Not an increase of coin, but an
active use of money coined. Not open mints for the unlimited coinage of the silver of the world, but open mills for the full and unrestricted labor of American workingmen."
Turning now to the question of the tariff, Mr. McKinley pictures the conditions in December, 1892, as set forth by President Harrison's last message, and the conditions to-day. He says that the change has been brought about by the Wilson tariff bill, which has reduced revenue so as to produce a deficit, and has increased importation so as to take work from our own laborers and have it performed abroad. Upon this last point he compares exports and imports for
a period of fifteen months under the McKinley Act and a period of fifteen months under the Wilson Act. During the months selected our imports did decrease less than our exports. It may be observed, however, that the contrary is true if we compare the whole of the last three years with the whole of the three years preceding. Our average yearly imports have declined $124,000,000, while our average exports have declined but $60,000,000. If we restore a high protective tariff, Mr. McKinley urges, the deficit in the public revenues will be replaced by a surplus, confidence will be restored, and our labor will be employed. Especially, he says, will the farmer be helped by an increased tariff, for the farmer has especially suffered from the Wilson Bill, which made wool free and greatly reduced its value. Mr. McKinley concludes his letter with a eulogy of the Republican planks in favor of pensions, the development of American shipping, and civil service reform, and a call upon all loyal citizens to unite in putting down the spirit of hostility between classes and sections declared to animate the Democratic platform.

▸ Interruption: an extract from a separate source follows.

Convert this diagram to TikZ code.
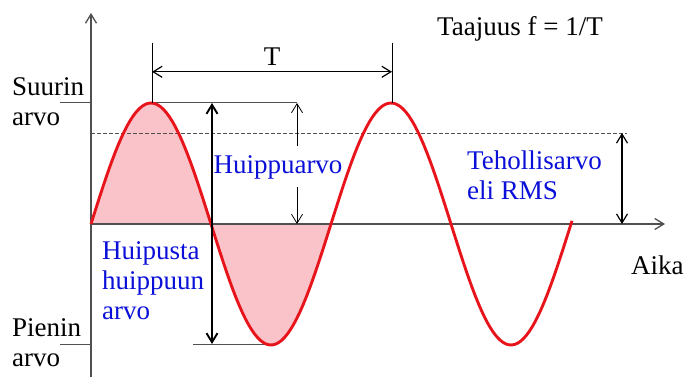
\documentclass[tikz,border=0pt]{standalone}
\usepackage{fontspec}
\setmainfont{Liberation Serif}
\usepackage{tikz}
\usetikzlibrary{arrows.meta,positioning,calc}
\definecolor{wave}{HTML}{E8141B}
\definecolor{wavefill}{HTML}{F9C3C9}
\definecolor{note}{HTML}{0A10D8}
\definecolor{axisgray}{HTML}{505050}

\begin{document}
\begin{tikzpicture}[
  x=1pt,y=-1pt,
  >={Straight Barb[length=9pt,width=11pt]},
  every node/.style={font=\fontsize{27}{30}\selectfont,align=left,inner sep=0pt},
  caption/.style={text=black},
  remark/.style={text=note},
  axis/.style={axisgray,line width=1.3pt},
  guide/.style={axisgray,line width=1pt},
  measure/.style={<->,black,line width=1.2pt},
  bigmeasure/.style={<->,black,line width=1.9pt}
]
  \useasboundingbox (0,0) rectangle (686,377);

  % Key points of the wave, read in picture units.
  \coordinate (origin) at (91,224);
  \coordinate (peakA) at (152,103);
  \coordinate (peakB) at (392,103);
  \coordinate (troughA) at (272,344);

  % Shaded first period under the wave.
  \fill[wavefill] (origin) -- plot[domain=91:331,samples=80] (\x,{224-121*sin((\x-91)*1.5)}) -- cycle;

  % Axes.
  \coordinate (ytop) at (91,13);
  \coordinate (ybottom) at (91,377);
  \coordinate (xend) at (665,224);
  \draw[axis,->] (ybottom) -- (ytop);
  \draw[axis,->] (origin) -- (xend);

  % Effective value level.
  \coordinate (rmsleft) at (91,133);
  \coordinate (rmsright) at (627,133);
  \draw[guide,dash pattern=on 3.5pt off 2.5pt,line width=0.8pt] (rmsleft) -- (rmsright);

  % Level lines at the extremes.
  \coordinate (maxtick) at (60,103);
  \coordinate (mintick) at (60,344);
  \coordinate (peakend) at (297,103);
  \coordinate (minstart) at (193,344);
  \draw[guide] (maxtick) -- (origin |- maxtick);
  \draw[guide] (mintick) -- (origin |- mintick);
  \draw[guide] (peakA) -- (peakend);
  \draw[guide] (minstart) -- (troughA);

  % The wave itself.
  \draw[wave,line width=2.9pt] plot[domain=91:572,samples=160] (\x,{224-121*sin((\x-91)*1.5)});

  % Period marker.
  \coordinate (TA) at (152,43);
  \coordinate (TB) at (392,43);
  \draw[black,line width=1pt] (TA) -- (peakA);
  \draw[black,line width=1pt] (TB) -- (peakB);
  \draw[measure] ($(TA)!0.48!(peakA)$) -- ($(TB)!0.48!(peakB)$);
  \node[caption] (period) at (272,57) {T};
  \node[caption] (freq) at (520,29) {Taajuus f = 1/T};

  % Level labels on the left.
  \node[caption,anchor=west] (maxlabel) at (12,102) {Suurin\\arvo};
  \node[caption,anchor=west] (minlabel) at (12,343) {Pienin\\arvo};

  % Peak-to-peak arrow.
  \coordinate (pptop) at (212,103);
  \coordinate (ppbottom) at (212,344);
  \draw[bigmeasure] (pptop) -- (ppbottom);
  \node[remark,anchor=west] (pplabel) at (102,281) {Huipusta\\huippuun\\arvo};

  % Peak value arrow, split by its label.
  \node[remark] (peaklabel) at (278,167) {Huippuarvo};
  \coordinate (pvbottom) at (297,224);
  \coordinate (pvgaptop) at (297,146);
  \coordinate (pvgapbottom) at (297,187);
  \draw[->,black,line width=0.8pt] (pvgaptop) -- (peakend);
  \draw[->,black,line width=0.8pt] (pvgapbottom) -- (pvbottom);

  % Effective value arrow.
  \coordinate (rmstop) at (622,133);
  \coordinate (rmsbottom) at (622,224);
  \draw[measure] (rmstop) -- (rmsbottom);
  \node[remark,anchor=west] (rmslabel) at (467,175) {Tehollisarvo\\eli RMS};

  \node[caption,anchor=west] (timelabel) at (631,265) {Aika};
\end{tikzpicture}
\end{document}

The Republican campaign in New York was formally opened on Thursday evening of last week by a massmeeting at Carnegie Hall in this city, which was addressed by ex-President Harrison. Mr. Harrison began his speech by saying that there never had been a time in his life when he had so high a respect for so many Democrats. The readiness of so many of them to bolt from their party was a proof to him of the strength of patriotism within the Democratic party. The Democratic bolters, however, were asking too much when they urged that the Republican party should “ reorganize itself because the Democratic party had disorganized itself." The defeat of Mr. Bryan could be accomplished only through the Republican party, and Democrats who believed that Mr. Bryan's defeat was of supreme importance should support the Republican party. Mr. Harrison proceeded to summarize the Chicago platform. He declared that its denunciation of President Cleveland for sending troops into Illinois without awaiting the request of the Governor was a denunciation of him for enforcing National law. He declared that the arraignment of the Federal Courts for using "the familiar writ of injunction" to suppress violence was a dangerous assault upon constitutional government, and that the suggestion that the Supreme Court should be reorganized so as to reverse its recent decision against the income tax was an attack upon the independence of the judiciary. Mr. Harrison said that he was inclined to put these issues to the front. He did not propose to discuss the tariff question. This, he said, had been disposed of by the recent hard times, due, he believed, to the Wilson Act. Regarding the free coinage of silver, he said that Jefferson and Hamilton, when fixing a ratio, had ascertained as nearly as they could the ratio prevailing in the markets of the world. The free coinage of the two metals at the ratio of 16 to 1, when the market ratio was 31 to 1, was, said Mr.